Italy and Indonesia. Islands, peninsulas, archipelagos

It was not only the economy that brought Indoneia under the international spotlight: its entire society is experiencing dramatic changes where new energies combine themselves with transformations. Enterpreneurship can better express its potential, public opinion is playing an important role, and democracy is beoming a value, and not simply a tool, impacting parliamentarianism as a strong acquisition. This process might be complex and sometimes slow, but it is steady in its path. The season of reforms is now mature and inescapable. Indonesia has overcome a bitter period, when the constrains of the Cold War were more important than fighting the backwardness of the country.

Both Italy and Indonesia are G20 members and do not show any animosity or post-colonial resentment. Their economies are complementary and mutual trade and investment are growing consistently. Globalization has given way to the right conditions for fostering a bi-lateral relationship, in line with the history and the weight of the two countries.

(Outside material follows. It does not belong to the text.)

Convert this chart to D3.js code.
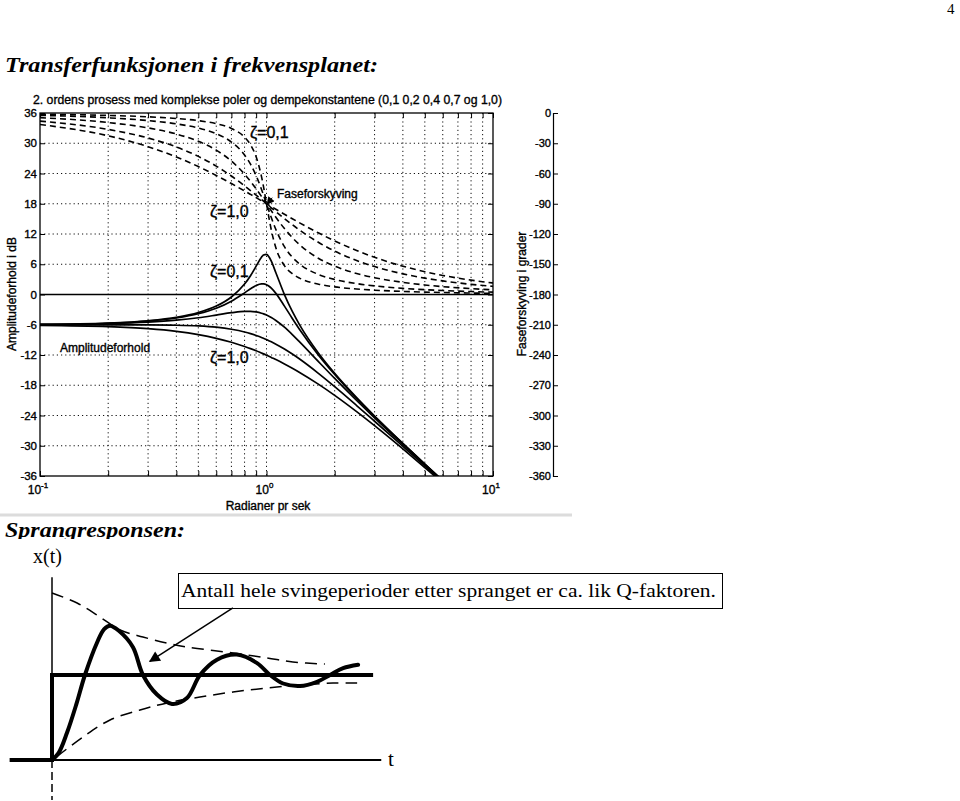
<!DOCTYPE html>
<html><head><meta charset="utf-8">
<script src="https://cdn.jsdelivr.net/npm/d3@7"></script>
<style>body{margin:0;background:#fff} .sb{stroke:#000;stroke-width:0.35px}</style>
</head><body>
<script>
// ---------- DATA ----------
const freqs = [0.1,0.2,0.3,0.4,0.5,0.6,0.7,0.8,0.85,0.9,0.95,0.97,1.0,1.03,1.05,1.1,1.2,1.3,1.4,1.7,2,2.5,3,4,5,6,8,10];
const zetas = ["0,1","0,2","0,4","0,7","1,0"];
const ampZ01 = [-5.93,-5.67,-5.22,-4.55,-3.60,-2.30,-0.49,2.07,3.73,5.62,7.39,7.84,7.96,7.34,6.61,4.32,-0.02,-3.37,-6.02,-11.69,-15.64,-20.46,-24.11,-29.55,-33.63,-36.91,-42.0,-45.9];
const ampZ02 = [-5.94,-5.70,-5.28,-4.66,-3.82,-2.72,-1.32,0.33,1.13,1.79,2.11,2.10,1.94,1.59,1.26,0.22,-2.30,-4.75,-6.94,-12.08,-15.86,-20.58,-24.18,-29.59,-33.66,-36.92,-42.0,-45.9];
const ampZ04 = [-5.96,-5.78,-5.49,-5.09,-4.61,-4.08,-3.61,-3.34,-3.34,-3.46,-3.71,-3.84,-4.08,-4.36,-4.57,-5.15,-6.49,-7.95,-9.40,-13.36,-16.65,-21.01,-24.46,-29.74,-33.74,-36.98,-42.0,-46.0];
const ampZ07 = [-6.02,-6.02,-6.04,-6.10,-6.24,-6.49,-6.89,-7.43,-7.76,-8.13,-8.52,-8.69,-8.94,-9.21,-9.39,-9.85,-10.81,-11.81,-12.80,-15.68,-18.28,-22.02,-25.14,-30.11,-33.98,-37.15,-42.1,-46.0];
const ampZ10 = [-6.11,-6.36,-6.77,-7.31,-7.96,-8.69,-9.48,-10.32,-10.74,-11.17,-11.61,-11.78,-12.04,-12.30,-12.48,-12.91,-13.77,-14.62,-15.45,-17.82,-20.00,-23.23,-26.02,-30.63,-34.32,-37.38,-42.3,-46.1];
const phZ01 = [-1.16,-2.39,-3.77,-5.44,-7.59,-10.62,-15.35,-23.96,-31.49,-43.45,-62.84,-73.06,-90,-106.47,-116.02,-133.67,-151.39,-159.35,-163.74,-169.80,-172.41,-174.56,-175.71,-176.95,-177.61,-178.04,-178.55,-178.84];
const phZ02 = [-2.31,-4.76,-7.51,-10.78,-14.93,-20.56,-28.77,-41.63,-50.78,-62.18,-75.61,-81.34,-90,-98.41,-103.71,-115.51,-132.51,-143.00,-149.74,-160.21,-165.07,-169.22,-171.47,-173.91,-175.24,-176.08,-177.09,-177.69];
const phZ04 = [-4.62,-9.46,-14.77,-20.85,-28.07,-36.87,-47.68,-60.64,-67.80,-75.22,-82.69,-85.64,-90,-94.23,-96.96,-103.42,-114.62,-123.57,-130.60,-144.26,-151.93,-159.15,-163.30,-167.96,-170.54,-172.19,-174.20,-175.38];
const phZ07 = [-8.05,-16.26,-24.78,-33.69,-43.03,-52.70,-62.51,-72.18,-76.87,-81.42,-85.81,-87.51,-90,-92.42,-93.99,-97.77,-104.68,-110.76,-116.10,-128.45,-136.97,-146.31,-152.30,-159.53,-163.74,-166.50,-169.92,-171.95];
const phZ10 = [-11.42,-22.62,-33.40,-43.60,-53.13,-61.93,-69.99,-77.32,-80.73,-83.97,-87.06,-88.26,-90,-91.69,-92.79,-95.45,-100.39,-104.86,-108.92,-119.07,-126.87,-136.40,-143.13,-151.93,-157.38,-161.08,-165.75,-168.58];
const ampTicks = [36,30,24,18,12,6,0,-6,-12,-18,-24,-30,-36];
const phaseTicks = [0,-30,-60,-90,-120,-150,-180,-210,-240,-270,-300,-330,-360];
const freqMajor = [0.1,1,10];
const freqExp = ["-1","0","1"];
const freqMinor = [0.2,0.3,0.4,0.5,0.6,0.7,0.8,0.9,2,3,4,5,6,7,8,9];

// step response (sketch)
const respT = [0,0.2,0.46,0.75,1.01,1.38,1.6,1.78,2.05,2.48,2.79,3.22,3.68,4.14,4.54,5.06,5.67,6.29,6.69,7.09,7.61,8.13,8.53,8.93,9.39];
const respX = [0,0.08,0.32,0.66,1.0,1.38,1.54,1.58,1.52,1.33,1.0,0.77,0.66,0.73,1.0,1.18,1.24,1.14,1.0,0.9,0.87,0.92,1.0,1.08,1.12];
const upperT = [0,0.77,1.47,2.09,2.79,3.53,4.14,5.55,6.60,7.39,8.37];
const upperX = [1.965,1.847,1.682,1.529,1.447,1.376,1.329,1.259,1.200,1.153,1.129];
const lowerT = [0.15,0.95,1.78,2.70,3.53,4.54,5.55,6.60,7.61,8.62,9.36];
const lowerX = [0.04,0.271,0.471,0.588,0.671,0.741,0.8,0.847,0.882,0.906,0.906];
const stepT = [-1.3,0,0,9.85];
const stepX = [0,0,1,1];

// ---------- DRAW ----------
const sans = "'Liberation Sans', Arial, Helvetica, sans-serif";
const serif = "'Liberation Serif', 'Times New Roman', serif";
const svg = d3.select("body").append("svg").attr("width",960).attr("height",801);

svg.append("text").attr("x",947).attr("y",14).attr("font-family",serif).attr("font-size",15).text("4");
svg.append("text").attr("x",5).attr("y",72).attr("font-family",serif).attr("font-style","italic")
  .attr("font-weight","bold").attr("font-size",21).attr("textLength",373).attr("lengthAdjust","spacingAndGlyphs")
  .text("Transferfunksjonen i frekvensplanet:");

// scan edge
svg.append("line").attr("x1",0).attr("x2",572).attr("y1",515).attr("y2",515).attr("stroke","#dcdcdc").attr("stroke-width",3);

const x = d3.scaleLog().domain([0.1,10]).range([40,493]);
const yA = d3.scaleLinear().domain([-36,36]).range([476,113]);
const yP = d3.scaleLinear().domain([-360,0]).range([476,113]);

const defs = svg.append("defs");
defs.append("clipPath").attr("id","plotclip").append("rect").attr("x",40).attr("y",113).attr("width",453).attr("height",363);
defs.append("clipPath").attr("id","headclip").append("rect").attr("x",0).attr("y",500).attr("width",400).attr("height",39);
defs.append("marker").attr("id","ah").attr("viewBox","0 0 10 10").attr("refX",9).attr("refY",5)
  .attr("markerWidth",10).attr("markerHeight",8).attr("markerUnits","userSpaceOnUse").attr("orient","auto")
  .append("path").attr("d","M0,0L10,5L0,10z").attr("fill","#000");
defs.append("marker").attr("id","ah2").attr("viewBox","0 0 10 10").attr("refX",9).attr("refY",5)
  .attr("markerWidth",16).attr("markerHeight",11).attr("markerUnits","userSpaceOnUse").attr("orient","auto")
  .append("path").attr("d","M0,0L10,5L0,10z").attr("fill","#000");

// title
svg.append("text").attr("class","sb").attr("x",33).attr("y",104).attr("font-family",sans).attr("font-size",12.5)
  .attr("textLength",469).attr("lengthAdjust","spacingAndGlyphs")
  .text("2. ordens prosess med komplekse poler og dempekonstantene (0,1 0,2 0,4 0,7 og 1,0)");

// grid
const grid = svg.append("g").attr("stroke","#111").attr("stroke-width",1).attr("stroke-dasharray","1.2,3");
ampTicks.filter(d=>d!==0 && Math.abs(d)!==36).forEach(d=>{
  grid.append("line").attr("x1",40).attr("x2",493).attr("y1",yA(d)).attr("y2",yA(d));
});
freqMinor.concat([1]).forEach(d=>{
  grid.append("line").attr("x1",x(d)).attr("x2",x(d)).attr("y1",113).attr("y2",476);
});

// axes
const axL = svg.append("g").attr("transform","translate(40,0)")
  .call(d3.axisLeft(yA).tickValues(ampTicks).tickSizeInner(-5).tickSizeOuter(0).tickPadding(3).tickFormat(d=>String(d)));
const axR = svg.append("g").attr("transform","translate(493,0)")
  .call(d3.axisRight(yA).tickValues(ampTicks).tickSizeInner(-5).tickSizeOuter(0).tickFormat(""));
const axB = svg.append("g").attr("transform","translate(0,476)")
  .call(d3.axisBottom(x).tickValues(freqMajor.concat(freqMinor)).tickSizeInner(-5).tickSizeOuter(0).tickFormat(""));
const axT = svg.append("g").attr("transform","translate(0,113)")
  .call(d3.axisTop(x).tickValues(freqMajor.concat(freqMinor)).tickSizeInner(-5).tickSizeOuter(0).tickFormat(""));
[axL,axR,axB,axT].forEach(g=>{
  g.select(".domain").remove();
  g.selectAll("text").attr("font-family",sans).attr("font-size",11.5).attr("fill","#000").attr("class","sb");
  g.selectAll("line").attr("stroke","#000");
});
freqMajor.forEach((d,i)=>{
  const t = svg.append("text").attr("class","sb").attr("x",x(d)-2).attr("y",494).attr("font-family",sans).attr("font-size",12).attr("text-anchor","middle");
  t.append("tspan").text("10");
  t.append("tspan").attr("dy",-6).attr("font-size",8).text(freqExp[i]);
});
svg.append("text").attr("class","sb").attr("x",268).attr("y",510).attr("font-family",sans).attr("font-size",12).attr("text-anchor","middle").text("Radianer pr sek");
svg.append("text").attr("class","sb").attr("transform","translate(16,294) rotate(-90)").attr("font-family",sans).attr("font-size",12)
  .attr("text-anchor","middle").text("Amplitudeforhold i dB");

// phase axis
const axP = svg.append("g").attr("transform","translate(553,0)")
  .call(d3.axisLeft(yP).tickValues(phaseTicks).tickSizeInner(-5).tickSizeOuter(-5).tickPadding(2).tickFormat(d=>String(d)));
axP.selectAll("text").attr("font-family",sans).attr("font-size",11).attr("fill","#000").attr("class","sb");
axP.select(".domain").attr("stroke","#000").attr("stroke-width",1.2);
svg.append("text").attr("class","sb").attr("transform","translate(526,294) rotate(-90)").attr("font-family",sans).attr("font-size",12)
  .attr("text-anchor","middle").text("Faseforskyving i grader");

// frame & 0 dB line
svg.append("rect").attr("x",40).attr("y",113).attr("width",453).attr("height",363).attr("fill","none").attr("stroke","#000").attr("stroke-width",1.3);
svg.append("line").attr("x1",40).attr("x2",493).attr("y1",yA(0)).attr("y2",yA(0)).attr("stroke","#000").attr("stroke-width",1.4);

// curves
const amps = [ampZ01,ampZ02,ampZ04,ampZ07,ampZ10];
const phases = [phZ01,phZ02,phZ04,phZ07,phZ10];
const lineA = d3.line().x(d=>x(d[0])).y(d=>yA(d[1])).curve(d3.curveMonotoneX);
const lineP = d3.line().x(d=>x(d[0])).y(d=>yP(d[1])).curve(d3.curveMonotoneX);
const cg = svg.append("g").attr("clip-path","url(#plotclip)");
phases.forEach(p=>{
  cg.append("path").attr("d",lineP(freqs.map((f,i)=>[f,p[i]]))).attr("fill","none").attr("stroke","#000")
    .attr("stroke-width",1.6).attr("stroke-dasharray","6,4");
});
amps.forEach(a=>{
  cg.append("path").attr("d",lineA(freqs.map((f,i)=>[f,a[i]]))).attr("fill","none").attr("stroke","#000").attr("stroke-width",1.7);
});

// annotations
const ann = svg.append("g").attr("font-family",sans).attr("fill","#000");
ann.append("text").attr("class","sb").attr("x",250).attr("y",138).attr("font-size",16).text("ζ="+zetas[0]);
ann.append("text").attr("class","sb").attr("x",210).attr("y",217).attr("font-size",16).text("ζ="+zetas[4]);
ann.append("text").attr("class","sb").attr("x",210).attr("y",277).attr("font-size",16).text("ζ="+zetas[0]);
ann.append("text").attr("class","sb").attr("x",210).attr("y",363).attr("font-size",16).text("ζ="+zetas[4]);
ann.append("text").attr("class","sb").attr("x",277).attr("y",198).attr("font-size",12).text("Faseforskyving");
ann.append("text").attr("class","sb").attr("x",60).attr("y",352).attr("font-size",12).text("Amplitudeforhold");
svg.append("line").attr("x1",x(1.06)).attr("y1",yP(-84)).attr("x2",x(1.005)).attr("y2",yP(-90.5))
  .attr("stroke","#000").attr("stroke-width",1).attr("marker-end","url(#ah)");

// ---------- STEP RESPONSE ----------
svg.append("text").attr("clip-path","url(#headclip)").attr("x",5).attr("y",537).attr("font-family",serif).attr("font-style","italic")
  .attr("font-weight","bold").attr("font-size",21).attr("textLength",180).attr("lengthAdjust","spacingAndGlyphs")
  .text("Sprangresponsen:");
svg.append("text").attr("x",33).attr("y",563).attr("font-family",serif).attr("font-size",20).text("x(t)");

const xs = d3.scaleLinear().domain([0,10]).range([52,378]);
const ys = d3.scaleLinear().domain([0,1]).range([760,675]);
const lin = d3.line().x(d=>xs(d[0])).y(d=>ys(d[1]));
const smooth = d3.line().x(d=>xs(d[0])).y(d=>ys(d[1])).curve(d3.curveCatmullRom);

// axes
svg.append("path").attr("d",lin([[0,2.15],[0,0]])).attr("stroke","#000").attr("stroke-width",1.5).attr("fill","none");
svg.append("path").attr("d",lin([[0,0],[0,-0.47]])).attr("stroke","#000").attr("stroke-width",1.5).attr("stroke-dasharray","8,4").attr("fill","none");
svg.append("path").attr("d",lin([[0,0],[10.1,0]])).attr("stroke","#000").attr("stroke-width",2).attr("fill","none");
svg.append("text").attr("x",388).attr("y",766).attr("font-family",serif).attr("font-size",21).text("t");

// envelopes
svg.append("path").attr("d",smooth(upperT.map((t,i)=>[t,upperX[i]]))).attr("fill","none").attr("stroke","#000").attr("stroke-width",1.5).attr("stroke-dasharray","12,7");
svg.append("path").attr("d",smooth(lowerT.map((t,i)=>[t,lowerX[i]]))).attr("fill","none").attr("stroke","#000").attr("stroke-width",1.5).attr("stroke-dasharray","12,7");
// step
svg.append("path").attr("d",lin(stepT.map((t,i)=>[t,stepX[i]]))).attr("fill","none").attr("stroke","#000").attr("stroke-width",4);
// response
svg.append("path").attr("d",smooth(respT.map((t,i)=>[t,respX[i]]))).attr("fill","none").attr("stroke","#000").attr("stroke-width",4).attr("stroke-linecap","round");

// callout
svg.append("rect").attr("x",178.5).attr("y",573.5).attr("width",544).attr("height",35).attr("fill","#fff").attr("stroke","#000").attr("stroke-width",1);
svg.append("text").attr("x",181).attr("y",597).attr("font-family",serif).attr("font-size",18)
  .attr("textLength",535).attr("lengthAdjust","spacingAndGlyphs")
  .text("Antall hele svingeperioder etter spranget er ca. lik Q-faktoren.");
svg.append("line").attr("x1",xs(5.55)).attr("y1",ys(1.79)).attr("x2",xs(3.0)).attr("y2",ys(1.16))
  .attr("stroke","#000").attr("stroke-width",1.5).attr("marker-end","url(#ah2)");
</script>
</body></html>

The volume, published by AREL – Il Mulino, was edited by Romeo Orlandi, Sinologist and Professor of Oriental Economics and Globalization at the University of Bologna. Professor Orlandi is also Vice President of the ASEAN-Italy Association, founded in 2015 to provide the Italian Country System with tools for knowledge and work in a global context that sees ASEAN as the world’s most important area for growth and development.